Numerical verification of a biaxial tensile test method using a cruciform specimen

Abstract A method of evaluating stress measurement errors in biaxial tensile tests using a cruciform specimen is proposed. The cruciform specimen is assumed to be fabricated from a section of uniformly thick flat sheet metal via laser or water-jet cutting and to have a number of parallel slits cut into each of the four arms. Using finite element analyses with the von Mises yield criterion, the optimum geometry of the cruciform specimen and the optimum strain measurement position necessary to minimize the stress measurement error are determined.

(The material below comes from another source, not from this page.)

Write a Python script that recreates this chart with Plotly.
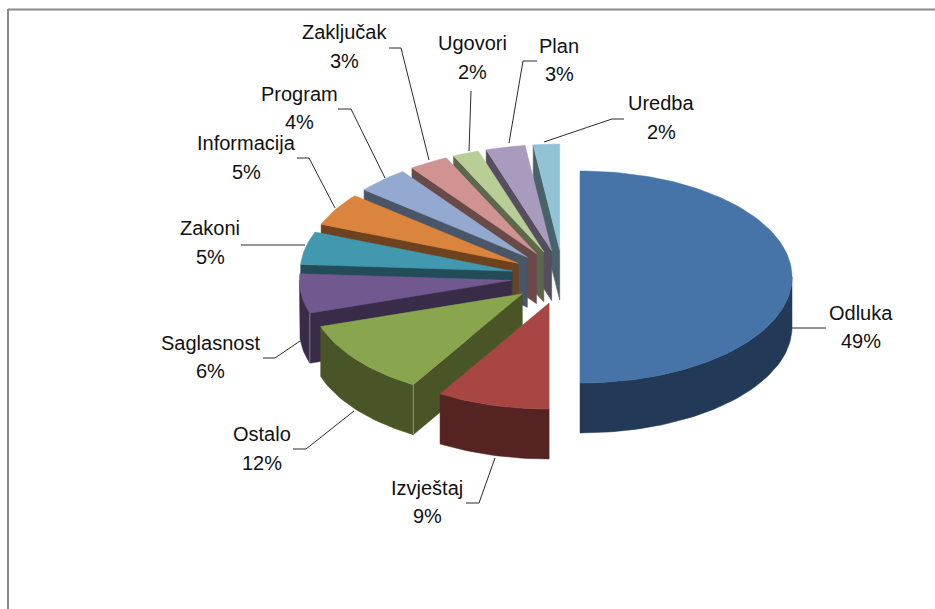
import math
import plotly.graph_objects as go

# ---- data ----
categories = ["Odluka", "Izvještaj", "Ostalo", "Saglasnost", "Zakoni", "Informacija",
              "Program", "Zaključak", "Ugovori", "Plan", "Uredba"]
percent_labels = ["49%", "9%", "12%", "6%", "5%", "5%", "4%", "3%", "2%", "3%", "2%"]
shares = [50, 8.6, 11.4, 6, 5, 5, 4, 3, 2, 3, 2]

# ---- styling ----
top_colors = ["#4674A8", "#A84644", "#89A54E", "#71588F", "#4198AF", "#DB843D",
              "#93A9CF", "#D19392", "#B9CD96", "#A99BBD", "#92C3D4"]
side_colors = ["#223A58", "#542322", "#4A5527", "#392C48", "#214C58", "#6E421F",
               "#4A5568", "#694A49", "#5D674B", "#554E5F", "#49626A"]

# ---- pie geometry (pixels of the 935x609 page) ----
CX, CY = 563, 277
RX, RY = 212, 106
DEPTH = 50
PULL_X, PULL_Y = 52, 27
PULL_SCALE = [17 / 52, 1, 1, 1, 1, 1, 1, 1, 1, 1, 1]


def pt(ax, ay, deg, dz=0):
    r = math.radians(deg)
    return ax + RX * math.sin(r), ay - RY * math.cos(r) + dz


def arc(ax, ay, a0, a1, dz=0):
    n = max(2, int(abs(a1 - a0) / 1.5) + 1)
    return [pt(ax, ay, a0 + (a1 - a0) * i / (n - 1), dz) for i in range(n)]


def poly(fig, points, color, name):
    xs = [p[0] for p in points] + [points[0][0]]
    ys = [p[1] for p in points] + [points[0][1]]
    fig.add_trace(go.Scatter(x=xs, y=ys, mode="lines", fill="toself", fillcolor=color,
                             line=dict(color=color, width=0.5), name=name,
                             hoverinfo="skip", showlegend=False))


fig = go.Figure()

total = sum(shares)
slices = []
acc = 0.0
for i, s in enumerate(shares):
    a0 = acc / total * 360
    acc += s
    a1 = acc / total * 360
    mid = math.radians((a0 + a1) / 2)
    ax = CX + PULL_X * PULL_SCALE[i] * math.sin(mid)
    ay = CY - PULL_Y * math.cos(mid)
    slices.append((math.cos(mid), i, a0, a1, ax, ay))

# painter's order: back slices first
for _, i, a0, a1, ax, ay in sorted(slices, key=lambda t: -t[0]):
    name = categories[i]
    side, top = side_colors[i], top_colors[i]
    # radial wall facing the viewer
    if 180 < a0 < 360:
        p = pt(ax, ay, a0)
        poly(fig, [(ax, ay), p, (p[0], p[1] + DEPTH), (ax, ay + DEPTH)], side, name)
    if 0 < a1 < 180:
        p = pt(ax, ay, a1)
        poly(fig, [(ax, ay), p, (p[0], p[1] + DEPTH), (ax, ay + DEPTH)], side, name)
    # outer wall: front half of the rim only
    f0, f1 = max(a0, 90), min(a1, 270)
    if f1 > f0:
        poly(fig, arc(ax, ay, f0, f1) + arc(ax, ay, f1, f0, DEPTH), side, name)
    # pale highlight on the front corner where two walls meet
    if 180 < a0 < 270:
        p = pt(ax, ay, a0)
        fig.add_trace(go.Scatter(x=[p[0], p[0]], y=[p[1], p[1] + DEPTH], mode="lines",
                                 line=dict(color="rgba(255,255,255,0.35)", width=1),
                                 hoverinfo="skip", showlegend=False))
    # top face
    poly(fig, [(ax, ay)] + arc(ax, ay, a0, a1), top, name)

# ---- leader lines ----
leaders = [
    [(792, 328), (826, 328)],
    [(466, 503), (479, 503), (495, 458)],
    [(293, 449), (306, 449), (354, 411)],
    [(263, 358), (275, 358), (300, 341)],
    [(241, 245), (305, 245)],
    [(297, 158), (309, 158), (335, 208)],
    [(338, 109), (351, 109), (385, 178)],
    [(389, 48), (401, 48), (429, 160)],
    [(471, 91), (469, 151)],
    [(537, 61), (523, 61), (509, 143)],
    [(624, 119), (612, 119), (544, 142)],
]
for path in leaders:
    fig.add_trace(go.Scatter(x=[p[0] for p in path], y=[p[1] for p in path], mode="lines",
                             line=dict(color="#2b2b2b", width=1), hoverinfo="skip",
                             showlegend=False))

# ---- labels: x centre, name line y, percent line y ----
label_pos = [
    (861, 313, 341), (427, 488, 516), (262, 434, 463), (210, 343, 371),
    (210, 228, 257), (246, 143, 172), (299, 94, 122), (344, 32, 61),
    (472, 43, 72), (559, 46, 74), (661, 103, 132),
]
annotations = []
for (x, y1, y2), cat, pct in zip(label_pos, categories, percent_labels):
    for y, t in ((y1, cat), (y2, pct)):
        annotations.append(dict(x=x, y=y, xref="x", yref="y", text=t, showarrow=False,
                                xanchor="center", yanchor="middle",
                                font=dict(family="Liberation Sans, Arial, sans-serif",
                                          size=20, color="#111111")))

# ---- outer frame (only top and left edges show) ----
shapes = [
    dict(type="line", xref="x", yref="y", x0=8, y0=9.5, x1=935, y1=9.5,
         line=dict(color="#8a8a8a", width=2)),
    dict(type="line", xref="x", yref="y", x0=8, y0=9, x1=8, y1=609,
         line=dict(color="#8a8a8a", width=2)),
]

fig.update_layout(
    width=935, height=609, autosize=False,
    margin=dict(l=0, r=0, t=0, b=0),
    paper_bgcolor="white", plot_bgcolor="white",
    xaxis=dict(range=[0, 935], visible=False, fixedrange=True),
    yaxis=dict(range=[609, 0], visible=False, fixedrange=True),
    annotations=annotations, shapes=shapes,
)
fig.write_html("out.html", config={"displayModeBar": False},
               post_script="document.body.style.margin='0';document.body.style.overflow='hidden';")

Additionally, an experimental validation of the FEA is performed using a sheet material that was experimentally confirmed to be nearly isotropic. The following conclusions are drawn: (i) the thickness of the test material should be less than 0.08 B ( B : side length of the gauge area of the cruciform specimen); (ii) the geometric parameters for the cruciform specimen should be N ≥ 7 , L ≥ B , w s ≤ 0.01 B , and 0 .0034 ≤ R / B ≤ 0.1 ( N : number of slits, L : length of slits cut into the arms, w s : slit width, and R : corner radius at the junction of the arms to the gauge area); and (iii) the strain components in the gauge area should be measured on the centerline of the specimen parallel to the maximum force direction at a distance of approximately 0.35 B from the center of the specimen. The stress measurement error is estimated to be less than 2% when the optimum conditions above are satisfied.